Mariah Carey ft. Rick Ross and Meek Mill – Triumphant (Get ‘Em)
There is a Maybach Music drop in this song. We’d prefer not to know that either…
[Video][Website]
[4.25]
Ramzi Awn: “Triumphant” is a star-studded affair in more ways than one. A feature-heavy mix of old sounds and new, and old and new Mimi, the result is a deft blend of different voices and a sprawling chorus that shimmers like one of those music boxes with the sheet music that cranks out. It’s not a bad look for Mariah — at once distinct, genuine and revelrous — but it does not triumph over her own standards, either.
[7]
Brad Shoup: Perusing OHHLA.com reveals Mariah’s singles discography to be a virtual post-Golden Age time capsule.
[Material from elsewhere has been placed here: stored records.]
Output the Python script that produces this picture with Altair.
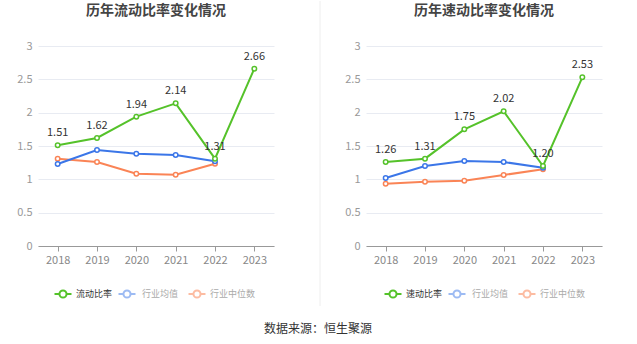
import altair as alt
import pandas as pd

years = ["2018", "2019", "2020", "2021", "2022", "2023"]

# 流动比率 panel
current_ratio = [1.51, 1.62, 1.94, 2.14, 1.31, 2.66]
current_ind_mean = [1.23, 1.44, 1.385, 1.365, 1.27, None]
current_ind_median = [1.31, 1.26, 1.085, 1.07, 1.235, None]

# 速动比率 panel
quick_ratio = [1.26, 1.31, 1.75, 2.02, 1.20, 2.53]
quick_ind_mean = [1.02, 1.20, 1.275, 1.26, 1.175, None]
quick_ind_median = [0.935, 0.965, 0.98, 1.065, 1.15, None]

titles = ["历年流动比率变化情况", "历年速动比率变化情况"]
main_names = ["流动比率", "速动比率"]
ind_names = ["行业均值", "行业中位数"]
source_text = "数据来源：恒生聚源"

GREEN = "#55c22a"
BLUE = "#3b76e8"
ORANGE = "#fa8456"
FONT = "Noto Sans CJK SC"

W, H = 236, 200


def panel(title, main_name, main_vals, mean_vals, median_vals, extra_right, legend_x, left=False):
    rows = []
    for y, v in zip(years, main_vals):
        rows.append({"year": y, "series": main_name, "value": v})
    for y, v in zip(years, mean_vals):
        if v is not None:
            rows.append({"year": y, "series": ind_names[0], "value": v})
    for y, v in zip(years, median_vals):
        if v is not None:
            rows.append({"year": y, "series": ind_names[1], "value": v})
    df = pd.DataFrame(rows)
    order = [ind_names[1], ind_names[0], main_name]
    color = alt.Color("series:N", scale=alt.Scale(domain=[main_name, ind_names[0], ind_names[1]],
                                                  range=[GREEN, BLUE, ORANGE]), legend=None)
    x = alt.X("year:O", sort=years, scale=alt.Scale(type="point", padding=0.5),
              axis=alt.Axis(title=None, labelAngle=0, labelColor="#888", labelFont=FONT,
                            labelFontSize=11, domainColor="#999", tickColor="#999",
                            tickSize=5, labelPadding=3, grid=False))
    yenc = alt.Y("value:Q", scale=alt.Scale(domain=[0, 3], nice=False),
                 axis=alt.Axis(title=None, values=[0, 0.5, 1, 1.5, 2, 2.5, 3],
                               labelExpr="datum.value", labelColor="#999", labelFont=FONT,
                               labelFontSize=11, domain=False, ticks=False, labelPadding=6,
                               gridColor="#e8ebf2", gridWidth=1))
    base = alt.Chart(df)
    layers = []
    for s in order:
        sub = base.transform_filter(alt.datum.series == s)
        layers.append(sub.mark_line(strokeWidth=2).encode(x=x, y=yenc, color=color))
        layers.append(sub.mark_point(filled=True, fill="white", size=20, strokeWidth=1.5, opacity=1)
                      .encode(x=x, y=yenc, stroke=color))
    labels = base.transform_filter(alt.datum.series == main_name).mark_text(
        dy=-12, fontSize=11, font=FONT, color="#333").encode(
        x=x, y=yenc, text=alt.Text("value:Q", format=".2f"))
    layers.append(labels)

    one = pd.DataFrame({"a": [0]})
    # bounds frame (transparent)
    x0 = -38 if left else 0
    layers.append(alt.Chart(one).mark_rect(opacity=0).encode(
        x=alt.value(x0), x2=alt.value(W + extra_right), y=alt.value(-45), y2=alt.value(299)))
    # title
    layers.append(alt.Chart(one).mark_text(fontSize=14, fontWeight="bold", font=FONT,
                                           color="#444", baseline="middle").encode(
        x=alt.value(W / 2), y=alt.value(-35), text=alt.value(title)))
    # legend
    leg_items = [(main_name, GREEN, GREEN, "#333"),
                 (ind_names[0], "#9dbbf3", "#9dbbf3", "#aaa"),
                 (ind_names[1], "#fcbca2", "#fcbca2", "#aaa")]
    for (name, c_line, c_pt, c_txt), cx, tx in zip(leg_items, legend_x[0], legend_x[1]):
        layers.append(alt.Chart(one).mark_rule(color=c_line, strokeWidth=2).encode(
            x=alt.value(cx - 8.5), x2=alt.value(cx + 8.5), y=alt.value(248)))
        layers.append(alt.Chart(one).mark_point(filled=True, fill="white", stroke=c_pt, size=50,
                                                strokeWidth=2, opacity=1).encode(
            x=alt.value(cx), y=alt.value(248)))
        layers.append(alt.Chart(one).mark_text(align="left", baseline="middle", fontSize=9,
                                               font=FONT, color=c_txt).encode(
            x=alt.value(tx), y=alt.value(248), text=alt.value(name)))
    if left:
        layers.append(alt.Chart(one).mark_rule(color="#eeeeee", strokeWidth=1).encode(
            x=alt.value(282), y=alt.value(-45), y2=alt.value(260)))
        layers.append(alt.Chart(one).mark_text(align="center", baseline="middle", fontSize=12,
                                               font=FONT, color="#333").encode(
            x=alt.value(280), y=alt.value(283), text=alt.value(source_text)))
    return alt.layer(*layers).properties(width=W, height=H)


left_panel = panel(titles[0], main_names[0], current_ratio, current_ind_mean, current_ind_median,
                   0, ([25, 89, 159], [38, 104, 172]), left=True)
right_panel = panel(titles[1], main_names[1], quick_ratio, quick_ind_mean, quick_ind_median,
                    271 - W, ([27, 91, 161], [40, 106, 174]))

chart = alt.hconcat(left_panel, right_panel, spacing=92, bounds="flush").properties(
    padding=0, background="white"
).configure_view(stroke=None)

chart.save("out.html", embed_options={"renderer": "svg", "actions": False})
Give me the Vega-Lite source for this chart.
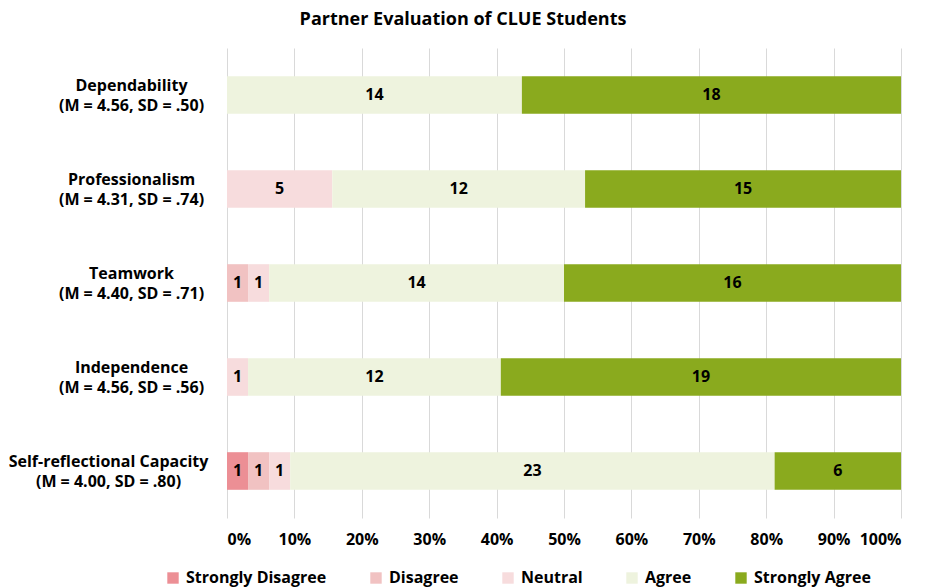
{
  "$schema": "https://vega.github.io/schema/vega-lite/v6.json",
  "width": 674,
  "height": 470,
  "autosize": "none",
  "padding": {"left": 227, "top": 48, "right": 24, "bottom": 70},
  "background": "white",
  "title": {
    "text": "Partner Evaluation of CLUE Students",
    "anchor": "middle",
    "dx": -101,
    "offset": 19,
    "font": "Open Sans",
    "fontSize": 18,
    "fontWeight": "bold",
    "color": "#000000"
  },
  "config": {"view": {"stroke": null}, "font": "Open Sans"},
  "data": {
    "values": [
      {"item": "Dependability|(M = 4.56, SD = .50)", "rank": 1, "response": "Agree", "ord": 4, "count": 14},
      {"item": "Dependability|(M = 4.56, SD = .50)", "rank": 1, "response": "Strongly Agree", "ord": 5, "count": 18},
      {"item": "Professionalism|(M = 4.31, SD = .74)", "rank": 2, "response": "Neutral", "ord": 3, "count": 5},
      {"item": "Professionalism|(M = 4.31, SD = .74)", "rank": 2, "response": "Agree", "ord": 4, "count": 12},
      {"item": "Professionalism|(M = 4.31, SD = .74)", "rank": 2, "response": "Strongly Agree", "ord": 5, "count": 15},
      {"item": "Teamwork|(M = 4.40, SD = .71)", "rank": 3, "response": "Disagree", "ord": 2, "count": 1},
      {"item": "Teamwork|(M = 4.40, SD = .71)", "rank": 3, "response": "Neutral", "ord": 3, "count": 1},
      {"item": "Teamwork|(M = 4.40, SD = .71)", "rank": 3, "response": "Agree", "ord": 4, "count": 14},
      {"item": "Teamwork|(M = 4.40, SD = .71)", "rank": 3, "response": "Strongly Agree", "ord": 5, "count": 16},
      {"item": "Independence|(M = 4.56, SD = .56)", "rank": 4, "response": "Neutral", "ord": 3, "count": 1},
      {"item": "Independence|(M = 4.56, SD = .56)", "rank": 4, "response": "Agree", "ord": 4, "count": 12},
      {"item": "Independence|(M = 4.56, SD = .56)", "rank": 4, "response": "Strongly Agree", "ord": 5, "count": 19},
      {"item": "Self-reflectional Capacity|(M = 4.00, SD = .80)", "rank": 5, "response": "Strongly Disagree", "ord": 1, "count": 1},
      {"item": "Self-reflectional Capacity|(M = 4.00, SD = .80)", "rank": 5, "response": "Disagree", "ord": 2, "count": 1},
      {"item": "Self-reflectional Capacity|(M = 4.00, SD = .80)", "rank": 5, "response": "Neutral", "ord": 3, "count": 1},
      {"item": "Self-reflectional Capacity|(M = 4.00, SD = .80)", "rank": 5, "response": "Agree", "ord": 4, "count": 23},
      {"item": "Self-reflectional Capacity|(M = 4.00, SD = .80)", "rank": 5, "response": "Strongly Agree", "ord": 5, "count": 6}
    ]
  },
  "transform": [
    {"stack": "count", "groupby": ["item"], "sort": [{"field": "ord", "order": "ascending"}], "offset": "normalize", "as": ["x0", "x1"]},
    {"calculate": "(datum.x0 + datum.x1) / 2", "as": "xm"}
  ],
  "encoding": {
    "y": {
      "field": "item",
      "type": "nominal",
      "sort": {"field": "rank", "op": "min", "order": "ascending"},
      "scale": {"paddingInner": 0.6, "paddingOuter": 0.3},
      "axis": {
        "title": null,
        "domain": false,
        "ticks": false,
        "labelExpr": "split(datum.label, '|')",
        "labelFont": "Open Sans",
        "labelFontSize": 16,
        "labelFontWeight": "bold",
        "labelColor": "#000000",
        "labelAlign": "center",
        "labelPadding": {"condition": {"test": "indexof(datum.value, 'Self') == 0", "value": 119}, "value": 96},
        "labelLineHeight": 20,
        "labelOffset": -9,
        "labelLimit": 300
      }
    }
  },
  "layer": [
    {
      "mark": {"type": "bar"},
      "encoding": {
        "x": {
          "field": "x0",
          "type": "quantitative",
          "scale": {"domain": [0, 1]},
          "axis": {
            "title": null,
            "format": ".0%",
            "values": [0, 0.1, 0.2, 0.3, 0.4, 0.5, 0.6, 0.7, 0.8, 0.9, 1],
            "labelOverlap": false,
            "domain": false,
            "ticks": false,
            "grid": true,
            "gridColor": "#d9d9d9",
            "gridWidth": 1,
            "labelFont": "Open Sans",
            "labelFontSize": 16,
            "labelFontWeight": "bold",
            "labelColor": "#000000",
            "labelPadding": 13
          }
        },
        "x2": {"field": "x1"},
        "color": {
          "field": "response",
          "type": "nominal",
          "scale": {
            "domain": ["Strongly Disagree", "Disagree", "Neutral", "Agree", "Strongly Agree"],
            "range": ["#ec8f95", "#f1c2c2", "#f7dcdd", "#eef3de", "#8aaa1e"]
          },
          "legend": {
            "title": null,
            "orient": "none",
            "direction": "horizontal",
            "legendX": -62,
            "legendY": 522,
            "symbolType": "square",
            "symbolSize": 130,
            "symbolStrokeWidth": 0,
            "labelFont": "Open Sans",
            "labelFontSize": 16,
            "labelFontWeight": "bold",
            "labelColor": "#000000",
            "columnPadding": 41,
            "labelOffset": 5,
            "labelLimit": 300
          }
        }
      }
    },
    {
      "mark": {"type": "text", "font": "Open Sans", "fontSize": 16, "fontWeight": "bold", "color": "#000000"},
      "encoding": {
        "x": {
          "field": "xm",
          "type": "quantitative",
          "axis": {
            "title": null,
            "format": ".0%",
            "values": [0, 0.1, 0.2, 0.3, 0.4, 0.5, 0.6, 0.7, 0.8, 0.9, 1],
            "labelOverlap": false,
            "domain": false,
            "ticks": false,
            "grid": true,
            "gridColor": "#d9d9d9",
            "gridWidth": 1,
            "labelFont": "Open Sans",
            "labelFontSize": 16,
            "labelFontWeight": "bold",
            "labelColor": "#000000",
            "labelPadding": 13
          }
        },
        "text": {"field": "count", "type": "quantitative"}
      }
    }
  ]
}
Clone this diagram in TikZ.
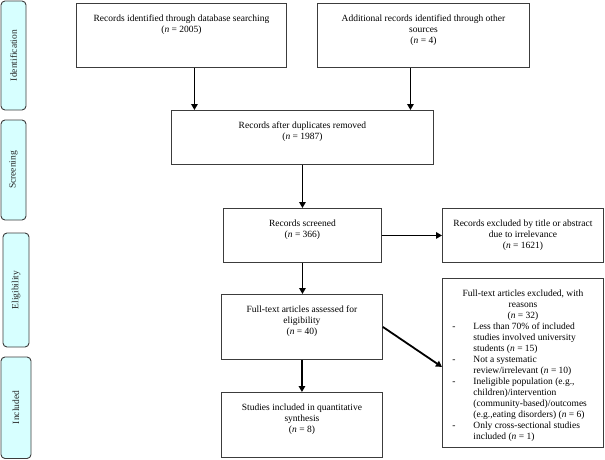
\documentclass[tikz,border=0pt]{standalone}
\usepackage{fontspec}
\setmainfont{Liberation Serif}
\usetikzlibrary{arrows.meta}
\definecolor{sidefill}{RGB}{215,255,255}
\definecolor{edge}{RGB}{60,60,60}
\newcommand\bxt[3]{\parbox[c][#2][t]{#1}{\centering\vspace*{10.3pt}#3\par}}
\newcommand\nn{\textit{n}}
\tikzset{
  box/.style={draw=edge, line width=0.9pt, inner sep=0pt, anchor=north west, font=\fontsize{9.5}{11}\selectfont},
  side/.style={draw=edge, line width=0.9pt, fill=sidefill, rounded corners=4pt},
  sidetxt/.style={rotate=90, font=\fontsize{9.5}{11}\selectfont, text=black!85},
  arr/.style={line width=1.8pt, -{Triangle[length=6pt,width=6.5pt]}}
}
\begin{document}
\begin{tikzpicture}[x=1pt,y=-1pt]
\useasboundingbox (0,0) rectangle (605,460);
% side labels
\draw[side] (1,1) rectangle (26,110);
\node[sidetxt] (sid) at (13.5,55.5) {Identification};
\draw[side] (1,120) rectangle (26,220);
\node[sidetxt] (sscr) at (13.5,170) {Screening};
\draw[side] (3,233) rectangle (29,347);
\node[sidetxt] (selig) at (16,290) {Eligibility};
\draw[side] (1,357) rectangle (31,458.5);
\node[sidetxt] (sincl) at (16,407.5) {Included};
% boxes
\node[box] (b1) at (76,3) {\bxt{210pt}{64pt}{\strut Records identified through database searching\\(\nn{} = 2005)}};
\node[box] (b2) at (317,3) {\bxt{212pt}{64pt}{\strut Additional records identified through other\\sources\\(\nn{} = 4)}};
\node[box] (b3) at (171,110) {\bxt{262pt}{54pt}{\strut Records after duplicates removed\\(\nn{} = 1987)}};
\node[box] (b4) at (223,208) {\bxt{158pt}{54pt}{\strut Records screened\\(\nn{} = 366)}};
\node[box] (b5) at (442,208) {\bxt{161pt}{54pt}{\strut Records excluded by title or abstract\\due to irrelevance\\(\nn{} = 1621)}};
\node[box] (b6) at (221,294) {\bxt{161pt}{65pt}{\strut Full-text articles assessed for\\eligibility\\(\nn{} = 40)}};
\node[box] (b8) at (221,392) {\bxt{161pt}{65pt}{\strut Studies included in quantitative\\synthesis\\(\nn{} = 8)}};
\node[box] (b7) at (442,278) {\parbox[c][169pt][t]{161pt}{\vspace*{10.3pt}%
  {\centering\strut Full-text articles excluded, with\\reasons\\(\nn{} = 32)\par}%
  \raggedright
  \makebox[31pt][l]{\hspace*{10pt}-}Less than 70\% of included\\
  \hspace*{31pt}studies involved university\\
  \hspace*{31pt}students (\nn{} = 15)\\
  \makebox[31pt][l]{\hspace*{10pt}-}Not a systematic\\
  \hspace*{31pt}review/irrelevant (\nn{} = 10)\\
  \makebox[31pt][l]{\hspace*{10pt}-}Ineligible population (e.g.,\\
  \hspace*{31pt}children)/intervention\\
  \hspace*{31pt}(community-based)/outcomes\\
  \hspace*{31pt}(e.g.,eating disorders) (\nn{} = 6)\\
  \makebox[31pt][l]{\hspace*{10pt}-}Only cross-sectional studies\\
  \hspace*{31pt}included (\nn{} = 1)\par}};
% connectors
\draw[arr] ([xshift=13pt]b1.south) -- ([xshift=13pt]b1.south |- b3.north);
\draw[arr] ([xshift=-13pt]b2.south) -- ([xshift=-13pt]b2.south |- b3.north);
\draw[arr] (b3.south) -- (b3.south |- b4.north);
\draw[arr] (b4.east) -- (b4.east -| b5.west);
\draw[arr] (b4.south) -- (b4.south |- b6.north);
\draw[arr] (b6.south) -- (b6.south |- b8.north);
\draw[arr] (b6.east) -- ([yshift=-4pt]b7.west);
\end{tikzpicture}
\end{document}
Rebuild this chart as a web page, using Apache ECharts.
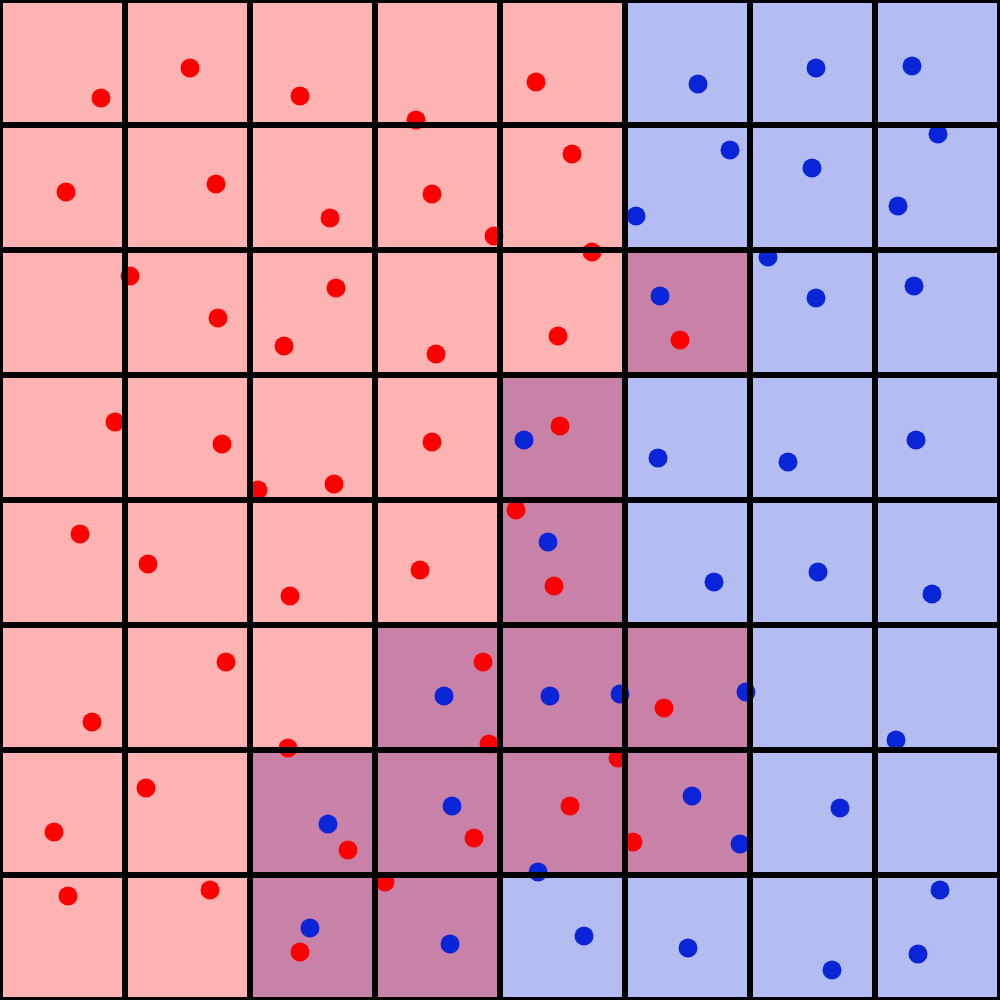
<!DOCTYPE html>
<html><head><meta charset="utf-8">
<script src="https://cdn.jsdelivr.net/npm/echarts@6/dist/echarts.min.js"></script>
<style>html,body{margin:0;padding:0;background:#fff}#c{width:1000px;height:1000px}</style>
</head><body><div id="c"></div>
<script>
// grid cell classes, row 0 = top; R = red, B = blue, M = mixed
const cellRows = [
  "RRRRRBBB",
  "RRRRRBBB",
  "RRRRRMBB",
  "RRRRMBBB",
  "RRRRMBBB",
  "RRRMMMBB",
  "RRMMMMBB",
  "RRMMBBBB"
];
const gridTicks = [0,125,250,375,500,625,750,875,1000];
const redPoints = [
  [101,98],[190,68],[300,96],[416,120],[536,82],
  [66,192],[216,184],[330,218],[432,194],[572,154],[494,236],
  [130,276],[218,318],[336,288],[284,346],[436,354],[592,252],[558,336],[680,340],
  [115,422],[222,444],[432,442],[334,484],[258,490],[560,426],
  [80,534],[148,564],[290,596],[420,570],[516,510],[554,586],
  [226,662],[92,722],[288,748],[483,662],[489,744],[664,708],
  [146,788],[54,832],[348,850],[474,838],[570,806],[618,758],[633,842],
  [68,896],[210,890],[385,882],[300,952]
];
const bluePoints = [
  [698,84],[816,68],[912,66],[730,150],[812,168],[938,134],[636,216],[898,206],
  [768,257],[660,296],[816,298],[914,286],
  [524,440],[658,458],[788,462],[916,440],
  [548,542],[714,582],[818,572],[932,594],
  [444,696],[550,696],[620,694],[746,692],[896,740],
  [452,806],[328,824],[692,796],[840,808],[740,844],[538,872],
  [310,928],[450,944],[584,936],[688,948],[832,970],[918,954],[940,890]
];
const cellColors = {R:'#ffb3b3', B:'#b4bdf2', M:'#c882a8'};

const cellData = [];
cellRows.forEach((row, r) => {
  row.split('').forEach((cls, c) => {
    cellData.push([gridTicks[c], gridTicks[r], gridTicks[c+1], gridTicks[r+1], cls]);
  });
});

const chart = echarts.init(document.getElementById('c'));
chart.setOption({
  animation: false,
  grid: {left: 0, right: 0, top: 0, bottom: 0},
  xAxis: {type: 'value', min: 0, max: 1000, show: false},
  yAxis: {type: 'value', min: 0, max: 1000, inverse: true, show: false},
  series: [
    {
      type: 'custom', z: 1, clip: false,
      data: cellData,
      renderItem: (params, api) => {
        const p0 = api.coord([api.value(0), api.value(1)]);
        const p1 = api.coord([api.value(2), api.value(3)]);
        return {type: 'rect', shape: {x: p0[0], y: p0[1], width: p1[0]-p0[0], height: p1[1]-p0[1]},
          style: {fill: cellColors[cellData[params.dataIndex][4]]}};
      }
    },
    {type: 'scatter', z: 2, data: redPoints, symbolSize: 19, itemStyle: {color: '#ff0000', opacity: 1}},
    {type: 'scatter', z: 2, data: bluePoints, symbolSize: 19, itemStyle: {color: '#0a24d8', opacity: 1}},
    {
      type: 'custom', z: 3, clip: false,
      data: gridTicks.map(t => [t]),
      renderItem: (params, api) => {
        const t = api.value(0);
        const a = api.coord([t, 0]), b = api.coord([t, 1000]);
        const c = api.coord([0, t]), d = api.coord([1000, t]);
        return {type: 'group', children: [
          {type: 'line', shape: {x1: a[0], y1: a[1], x2: b[0], y2: b[1]}, style: {stroke: '#000', lineWidth: 6}},
          {type: 'line', shape: {x1: c[0], y1: c[1], x2: d[0], y2: d[1]}, style: {stroke: '#000', lineWidth: 6}}
        ]};
      }
    }
  ]
});
</script></body></html>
Dipset, Master P, O.D.B., Uncle Murda, Mystikal, Bone-Thugs-N-Harmony, Da Brat, Fat Joe, Freeway, Westside Connection, Amil, Twista, Ghostface, the Lox, Lil’ Cease, Nicki Minaj, Lord Tariq and Peter Gunz: she’s visited more neighborhoods than the ice cream man. I dunno if Rozay got intimidated by the timeline or what, but amazingly, JD’s work on the “Honey” remix puts a clown suit on this. I mean, if you’re going to crowd Mariah’s still-quality vox with “Make It Rain,” put a Birdman on it and let’s have some fun.
[4]
Will Adams: This sounds so dejected, forlorn, and unfulfilled that I suspect it might be the homecoming anthem for Olympic athletes who finished dead last in their respective events.
[2]
Anthony Easton: Limps towards the finish line, and does so without much of Carey’s signature pop ambition. It’s sad when one of the great vocalists of our age lets herself get played by a hack like Ross — though the money’s still green, so maybe “played” is the wrong word.
[3]
Jonathan Bogart: The Army of Mariahs singing against each other is still one of my favorite production tricks (though Dupri and Cox are reaching into the vaults for her high-pitched squeal, surely). It would have been a [7] or maybe an [8] if Meek Mill were the only rapper on it, but Rick Ross sucks all the energy out of the room despite the track’s attempts to flourish around him.
[6]
Alfred Soto: “Meek mill” is what this pathetic example of cross-marketing should have been called. It isn’t so much that Carey’s a stranger in her own house — it’s how she doesn’t give a damn that her guests have used her blender, made smoothies, and forgot to offer any.
[3]
Katherine St Asaph: Effortless, in every sense of the word. But I thought the same of her The-Dream work too.
[5]
Jer Fairall: The production nods at commercial R&B’s sudden predilection towards dense, introverted atmospherics, all but burying Mariah’s showpiece vocals in the mix in the process, though not before allowing one subtly lovely moment where her voice dips on the line “baby, still know who you are.” Only when Rick Ross appears halfway through does this noirish setting find an appropriate voice, but even he is left trying to spin the kind of feel-good hokum that befits the star of this particular show. By the end, no one is left looking all that comfortable, let alone, y’know, triumphant.
[4]
put a Birdman on it
Oh god I just noticed this and I am kind of dead.